Impossible pour un marocain entraîné dans une expérience qui marche et fourmillant d’idées sur le développement agricole de ne pas nous vendre sa tirelire de trouvailles pendant une heure et demi non stop, puis de nous demander à la fin : « et vous, vous êtes qui et vous faites quoi au juste ? » . Alors jouons le jeu en optant pour la rigolade...


Je suis agriculteur et je suis également le maire d’une commune de 3000 habitants située à 125 km au sud de Casablanca. Elle s’appelle Sidi Boumehdi. J’ai repris la ferme familiale en 1987 après que mon père soit décédé. Nous avons eu des problèmes d’héritage, cela a été un peu compliqué... Ayant fait des études en France à Grenoble, j’avais tenté d’amener un peu d’esprit rationnel dans la famille, mais en vain !


Tu nous as parlé d’un projet de développement sur cette commune. Il a l’air de te tenir très à coeur. De quoi s’agit-il ?

L’expérience est née d’une Ong italienne qui travaillait avec le Centre de recherche en agronomie de Settat au Maroc. Je suis allé voir le centre de recherche pour leur proposer ma commune comme « terrain d’essai ». Ayant travaillé sur la notion de territoire et d’économie, j’avais une petite idée derrière la tête. En 1992, je demande le découpage d’une commune à partir d’une idée de développement agricole : nous présentons l’initiative au gouverneur de la province, au BIT de Tanger et à la coopération italienne. La commune a donc été lancé à partir de ce projet, ce qui était une aubaine formidable !


Quel était ce projet ?

Vous savez que les agriculteurs ici, comme dans beaucoup de régions du monde, sont menacés par l’ouverture des marchés : le blé américain par exemple est moins cher que le blé marocain et l’Etat a contracté dernièrement un accord de libre-échange avec les Etats-unis.
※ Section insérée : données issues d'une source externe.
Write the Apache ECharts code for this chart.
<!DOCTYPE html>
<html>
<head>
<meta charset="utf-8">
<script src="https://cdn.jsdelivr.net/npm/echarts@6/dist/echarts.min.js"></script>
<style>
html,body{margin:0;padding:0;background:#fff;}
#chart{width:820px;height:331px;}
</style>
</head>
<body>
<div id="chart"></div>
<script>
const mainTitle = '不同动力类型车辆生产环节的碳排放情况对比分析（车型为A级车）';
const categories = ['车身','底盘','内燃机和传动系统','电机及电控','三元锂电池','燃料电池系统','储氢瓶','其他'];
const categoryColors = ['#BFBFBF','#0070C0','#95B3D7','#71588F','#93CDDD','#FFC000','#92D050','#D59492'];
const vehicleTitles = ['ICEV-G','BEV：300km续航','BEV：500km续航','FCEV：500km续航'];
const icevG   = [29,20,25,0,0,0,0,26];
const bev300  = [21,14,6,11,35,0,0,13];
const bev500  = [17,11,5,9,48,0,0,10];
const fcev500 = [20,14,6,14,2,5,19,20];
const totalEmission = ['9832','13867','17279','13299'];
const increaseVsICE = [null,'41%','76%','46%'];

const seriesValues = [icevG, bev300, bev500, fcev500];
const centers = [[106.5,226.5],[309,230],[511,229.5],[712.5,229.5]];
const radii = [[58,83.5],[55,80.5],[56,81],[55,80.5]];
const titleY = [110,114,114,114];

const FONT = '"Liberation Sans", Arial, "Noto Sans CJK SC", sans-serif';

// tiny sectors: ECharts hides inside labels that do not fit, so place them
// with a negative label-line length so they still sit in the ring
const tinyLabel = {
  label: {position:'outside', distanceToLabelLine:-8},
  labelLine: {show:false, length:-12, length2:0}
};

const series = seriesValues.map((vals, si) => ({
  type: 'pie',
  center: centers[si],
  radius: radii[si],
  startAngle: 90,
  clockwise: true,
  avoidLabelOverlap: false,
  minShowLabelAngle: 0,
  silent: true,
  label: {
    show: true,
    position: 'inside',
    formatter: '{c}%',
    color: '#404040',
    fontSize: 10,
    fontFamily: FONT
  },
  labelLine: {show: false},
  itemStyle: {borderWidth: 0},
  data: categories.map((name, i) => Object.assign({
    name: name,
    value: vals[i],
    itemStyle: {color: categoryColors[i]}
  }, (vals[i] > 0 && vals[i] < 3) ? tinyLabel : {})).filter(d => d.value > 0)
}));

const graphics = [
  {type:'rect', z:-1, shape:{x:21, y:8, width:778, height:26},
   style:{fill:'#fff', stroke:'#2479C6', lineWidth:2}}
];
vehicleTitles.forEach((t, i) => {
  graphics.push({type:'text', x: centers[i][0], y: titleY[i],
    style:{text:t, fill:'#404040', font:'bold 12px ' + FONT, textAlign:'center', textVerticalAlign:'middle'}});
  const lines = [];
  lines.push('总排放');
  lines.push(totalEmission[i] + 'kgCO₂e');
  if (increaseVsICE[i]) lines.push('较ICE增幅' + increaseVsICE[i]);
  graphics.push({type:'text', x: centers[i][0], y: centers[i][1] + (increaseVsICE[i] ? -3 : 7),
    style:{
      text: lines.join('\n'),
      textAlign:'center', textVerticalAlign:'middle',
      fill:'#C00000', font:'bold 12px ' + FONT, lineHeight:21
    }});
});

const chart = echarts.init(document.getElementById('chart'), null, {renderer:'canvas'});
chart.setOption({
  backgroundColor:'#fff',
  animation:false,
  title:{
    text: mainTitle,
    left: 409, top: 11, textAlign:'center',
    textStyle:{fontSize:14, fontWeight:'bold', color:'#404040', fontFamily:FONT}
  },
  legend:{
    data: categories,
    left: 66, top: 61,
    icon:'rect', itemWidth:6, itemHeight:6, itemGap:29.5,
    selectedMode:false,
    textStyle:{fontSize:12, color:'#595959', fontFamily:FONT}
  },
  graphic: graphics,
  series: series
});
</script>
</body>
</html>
En même temps, nous vivons des politiques globales qui n’apportent pas de solutions adaptées à la réalité du territoire : il faut que l’état marocain prenne en compte les expérimentations locales pour en élaborer une politique et des solutions adaptées à son territoire. C’est un des enjeux de la décentralisation. Il y avait eu des efforts de l’Etat marocain de faire une cartographie des spécificités agricoles mais il n’y pas eu d’outils d’accompagnement et de valorisation.

En toile de fond, il faut voir que les paysans avaient une certaine nostalgie du développement agricole qui se faisait pendant la période de dépendance française. A l’époque, on avait un système de rotation adapté avec des labours profonds, des petit pois, du blé et des jachères. Cela fonctionnait et c’était organisé. Le rendement était correct. L’Etat marocain a ensuite changé les pratiques et soixante-dix personnes se sont retrouvées livrées à elles-mêmes. De plus en 1981, il y avait une montée de la mécanisation mais les agriculteurs se sont retrouvés très endettés avec un système de prêt qui leur faisait payer des intérêts très chers.
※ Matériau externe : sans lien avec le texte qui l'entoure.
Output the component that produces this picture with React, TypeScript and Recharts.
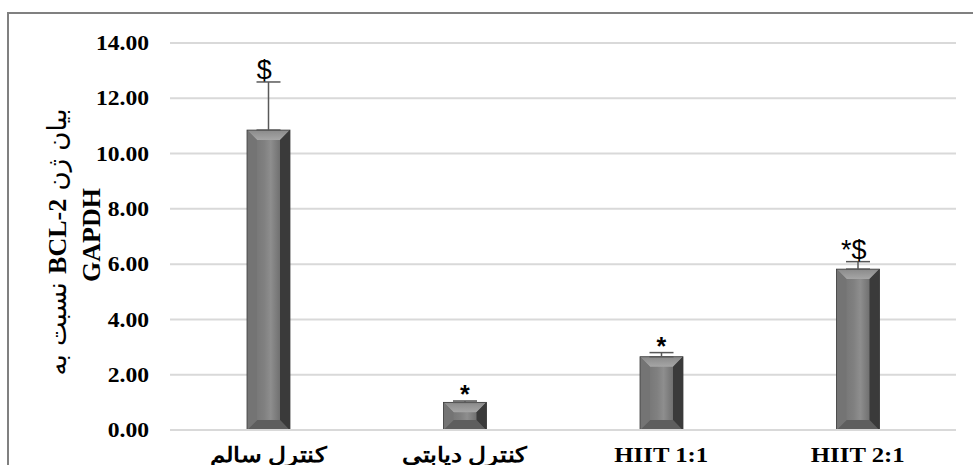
import React from "react";
import {
  ComposedChart,
  Bar,
  Line,
  XAxis,
  YAxis,
  CartesianGrid,
  ErrorBar,
  LabelList,
} from "recharts";

const categories = ["کنترل سالم", "کنترل دیابتی", "HIIT 1:1", "HIIT 2:1"];
const means = [10.85, 1.0, 2.65, 5.82];
const errUp = [1.74, 0.05, 0.15, 0.27];
const marks = ["$", "*", "*", "*$"];
const yTicks = [0, 2, 4, 6, 8, 10, 12, 14];

const data = categories.map((name, i) => ({
  name,
  value: means[i],
  err: [0, errUp[i]],
  markTop: means[i] + errUp[i],
  mark: marks[i],
}));

const serif = "Liberation Serif, Times New Roman";
// the source image is a bit wider than tall, text looks stretched
const STRETCH = 1.18;

function BevelBar(props: any) {
  const { x, y, width: w, height: h } = props;
  if (!h || h <= 0) return null;
  const b = Math.min(10, h / 2.5, w / 3);
  return (
    <g>
      <rect x={x} y={y} width={w} height={h} fill="url(#faceGrad)" />
      <polygon points={`${x},${y} ${x + w},${y} ${x + w - b},${y + b} ${x + b},${y + b}`} fill="url(#topGrad)" />
      <polygon points={`${x},${y + h} ${x + w},${y + h} ${x + w - b},${y + h - b} ${x + b},${y + h - b}`} fill="#5e5e5e" />
      <polygon points={`${x},${y} ${x + b},${y + b} ${x + b},${y + h - b} ${x},${y + h}`} fill="#747474" />
      <polygon points={`${x + w},${y} ${x + w - b},${y + b} ${x + w - b},${y + h - b} ${x + w},${y + h}`} fill="#3a3a3a" />
      <rect x={x} y={y} width={w} height={h} fill="none" stroke="#3c3c3c" strokeWidth={0.8} />
    </g>
  );
}

function YTick(props: any) {
  const { x, y, payload } = props;
  return (
    <g transform={`translate(${x},${y}) scale(${STRETCH},1)`}>
      <text x={0} y={0} dy="0.355em" textAnchor="end" fontFamily={serif} fontWeight="bold" fontSize={20} fill="#000">
        {Number(payload.value).toFixed(2)}
      </text>
    </g>
  );
}

function XTick(props: any) {
  const { x, y, payload } = props;
  return (
    <g transform={`translate(${x},${y}) scale(${STRETCH},1)`}>
      <text x={0} y={0} dy="0.71em" textAnchor="middle" fontFamily={serif} fontWeight="bold" fontSize={21} fill="#000">
        {payload.value}
      </text>
    </g>
  );
}

function renderMark(props: any) {
  const { x, y, value } = props;
  if (value === "*") {
    return (
      <text x={x} y={y + 2} textAnchor="middle" fontFamily="Liberation Sans, Arial" fontWeight="bold" fontSize={25} fill="#000">
        *
      </text>
    );
  }
  return (
    <text x={x - 4} y={y - 3} textAnchor="middle" fontFamily="Liberation Sans, Arial" fontSize={27} fill="#000">
      {value}
    </text>
  );
}

function YTitle() {
  return (
    <g fontFamily={serif} fontWeight="bold" fontSize={26} fill="#000">
      <text x={57} y={242} transform="rotate(-90 57 242)" textAnchor="middle" dominantBaseline="central" direction="rtl">
        <tspan fontFamily="DejaVu Sans" fontWeight="normal" fontSize={26}>بیان ژن </tspan>
        <tspan>BCL-2</tspan>
        <tspan fontFamily="DejaVu Sans" fontWeight="normal" fontSize={26}> نسبت به</tspan>
      </text>
      <text x={91} y={235} transform="rotate(-90 91 235)" textAnchor="middle" dominantBaseline="central">
        GAPDH
      </text>
    </g>
  );
}

export default function App() {
  return (
    <div style={{ position: "absolute", left: 0, top: 0, width: 973, height: 465, overflow: "hidden", background: "#fff" }}>
      <div style={{ position: "absolute", left: 7, top: 12, width: 1000, height: 500, border: "2px solid #808080", boxSizing: "border-box" }} />
      <div style={{ position: "absolute", left: 0, top: 0 }}>
        <ComposedChart width={973} height={465} data={data} margin={{ top: 43, right: 17, bottom: 5, left: 0 }}>
          <defs>
            <linearGradient id="faceGrad" x1="0" y1="0" x2="1" y2="0">
              <stop offset="0%" stopColor="#6e6e6e" />
              <stop offset="40%" stopColor="#808080" />
              <stop offset="55%" stopColor="#8e8e8e" />
              <stop offset="80%" stopColor="#6c6c6c" />
              <stop offset="100%" stopColor="#2c2c2c" />
            </linearGradient>
            <linearGradient id="topGrad" x1="0" y1="0" x2="0" y2="1">
              <stop offset="0%" stopColor="#8a8a8a" />
              <stop offset="100%" stopColor="#a6a6a6" />
            </linearGradient>
          </defs>
          <CartesianGrid vertical={false} stroke="#d9d9d9" strokeWidth={2} />
          <XAxis
            dataKey="name"
            height={30}
            axisLine={{ stroke: "#d9d9d9", strokeWidth: 2 }}
            tickLine={false}
            tickSize={0}
            tickMargin={17}
            tick={<XTick />}
          />
          <YAxis
            width={170}
            domain={[0, 14]}
            ticks={yTicks}
            interval={0}
            axisLine={false}
            tickLine={false}
            tickSize={0}
            tickMargin={21}
            tick={<YTick />}
            label={<YTitle />}
          />
          <Bar dataKey="value" barSize={43} shape={<BevelBar />} isAnimationActive={false}>
            <ErrorBar dataKey="err" direction="y" width={12} stroke="#595959" strokeWidth={1.5} />
          </Bar>
          <Line dataKey="markTop" stroke="none" dot={false} activeDot={false} isAnimationActive={false}>
            <LabelList dataKey="mark" content={renderMark} />
          </Line>
        </ComposedChart>
      </div>
    </div>
  );
}
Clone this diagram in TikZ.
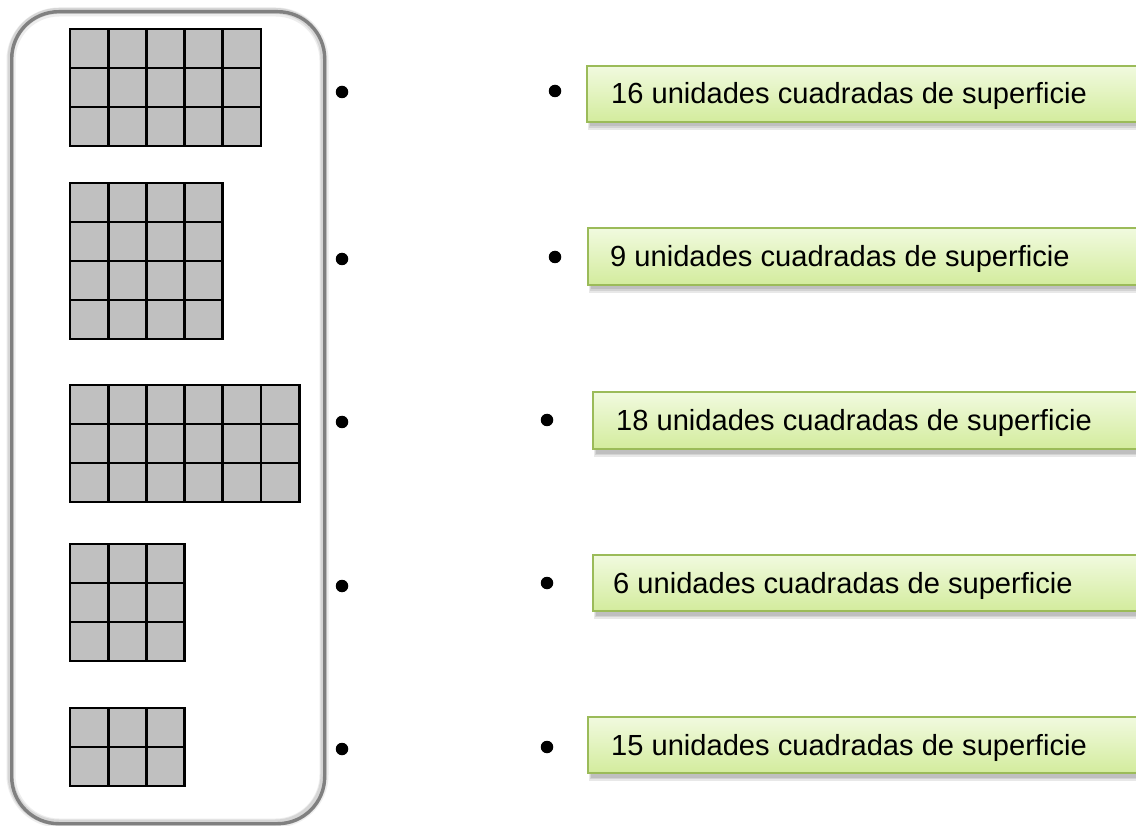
\documentclass[tikz,border=0pt]{standalone}
\usepackage{fontspec}
\setmainfont{Liberation Sans}
\definecolor{cellgray}{HTML}{C0C0C0}
\definecolor{framegray}{HTML}{808080}
\definecolor{gborder}{HTML}{9BBB59}
\definecolor{gtop}{HTML}{F1FADF}
\definecolor{gbot}{HTML}{D3EC9D}
\begin{document}
\begin{tikzpicture}[x=1pt,y=-1pt,
  cell/.style={fill=cellgray,draw=black,line width=2.8pt},
  dotmark/.style={circle,fill=black,inner sep=0pt,minimum size=12.5pt},
  lbl/.style={font=\fontsize{29.1}{31}\selectfont,inner sep=0pt,anchor=base west},
  gbox/.style={draw=gborder,line width=2.6pt,top color=gtop,bottom color=gbot},
  gshadow/.style={fill=black,opacity=0.09}
]
\useasboundingbox (0,0) rectangle (1136,826);
\fill[white] (0,0) rectangle (1136,826);
\clip (0,0) rectangle (1136,826);

% frame with soft shadow
\draw[line width=9pt,black!7,rounded corners=48pt] (11,12) rectangle (324,823);
\draw[line width=6pt,black!16,rounded corners=48pt] (10.5,11) rectangle (323.5,822.5);
\node[draw=framegray,line width=3.4pt,rounded corners=47pt,minimum width=313pt,minimum height=812pt,anchor=north west,inner sep=0pt] (frame) at (10,10) {};

% grids
\newcommand{\mygrid}[4]{%
  \foreach \i in {1,...,#3}{\foreach \j in {1,...,#4}{%
    \draw[cell] ({#1+(\i-1)*38.2},{#2+(\j-1)*39}) rectangle ++(38.2,39);}}}
\mygrid{70}{29}{5}{3}
\mygrid{70}{183}{4}{4}
\mygrid{70}{385}{6}{3}
\mygrid{70}{544}{3}{3}
\mygrid{70}{708}{3}{2}

% left dots
\node[dotmark] (l1) at (342,92) {};
\node[dotmark] (l2) at (342,259) {};
\node[dotmark] (l3) at (342,422) {};
\node[dotmark] (l4) at (342,586) {};
\node[dotmark] (l5) at (342,749) {};
% right dots
\node[dotmark] (r1) at (555,91) {};
\node[dotmark] (r2) at (555,257) {};
\node[dotmark] (r3) at (547,420) {};
\node[dotmark] (r4) at (547,583) {};
\node[dotmark] (r5) at (547,747) {};

% green boxes
\foreach \x/\yt/\yb in {587/66/122, 588/228/285, 593/392/449, 593/555/611, 588/717/773}{
  \fill[gshadow] (\x+1,\yt+3) rectangle (1150,\yb+8);
  \fill[gshadow] (\x+2,\yt+4) rectangle (1150,\yb+6);
  \fill[gshadow] (\x+3,\yt+5) rectangle (1150,\yb+4.5);
  \path[gbox] (\x,\yt) rectangle (1150,\yb);
}

% labels
\node[lbl] (t1) at (611,104) {16 unidades cuadradas de superficie};
\node[lbl] (t2) at (610,267) {9 unidades cuadradas de superficie};
\node[lbl] (t3) at (616,431) {18 unidades cuadradas de superficie};
\node[lbl] (t4) at (613,593) {6 unidades cuadradas de superficie};
\node[lbl] (t5) at (611,755) {15 unidades cuadradas de superficie};
\end{tikzpicture}
\end{document}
Enfin bref, nous avons cherché à valoriser les techniques et les savoirs agricoles traditionnels tout en cherchant à les moderniser, à les adapter. Nous avons fait en sorte de faire progresser les connaissances générales et de les relier à ce que nous cherchions à valoriser : l’artisanat, la production agricole, l’élevage, la santé et la qualité de vie des habitants.
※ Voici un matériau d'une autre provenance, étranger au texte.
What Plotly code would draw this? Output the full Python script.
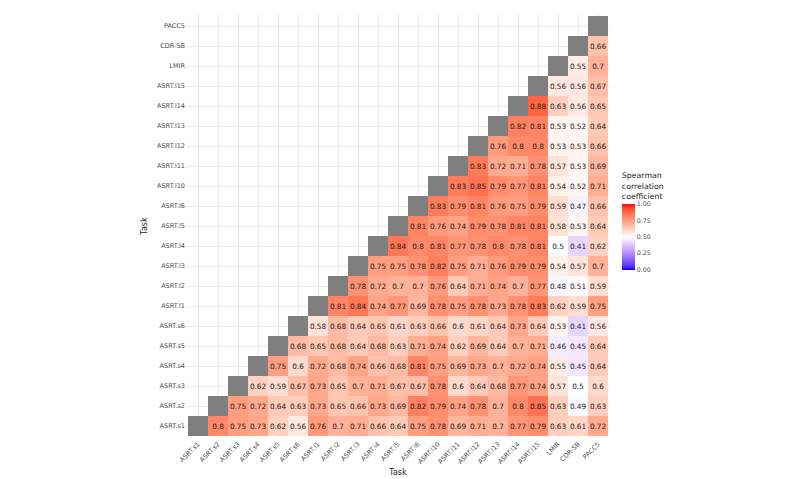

Un des volets consiste à introduire des cours d’alphabétisation pour les familles. Un autre volet consiste à favoriser l’artisanat spécifique avec les enfants grâce à une coopérative et dont les réalisations sont reprises et commercialisées par l’Ong italienne. Des formations professionnelles ont été apportées aux jeunes hommes en soudure, en menuiserie, en horticulture. Les exploitations ont été orientées vers l’élevage dont les investissements sont moins lourds. Les écoles sont fortement associées au projet qui est lancé depuis 1998. Il est aujourd’hui sur le point de s’étendre aux autres communes voisines.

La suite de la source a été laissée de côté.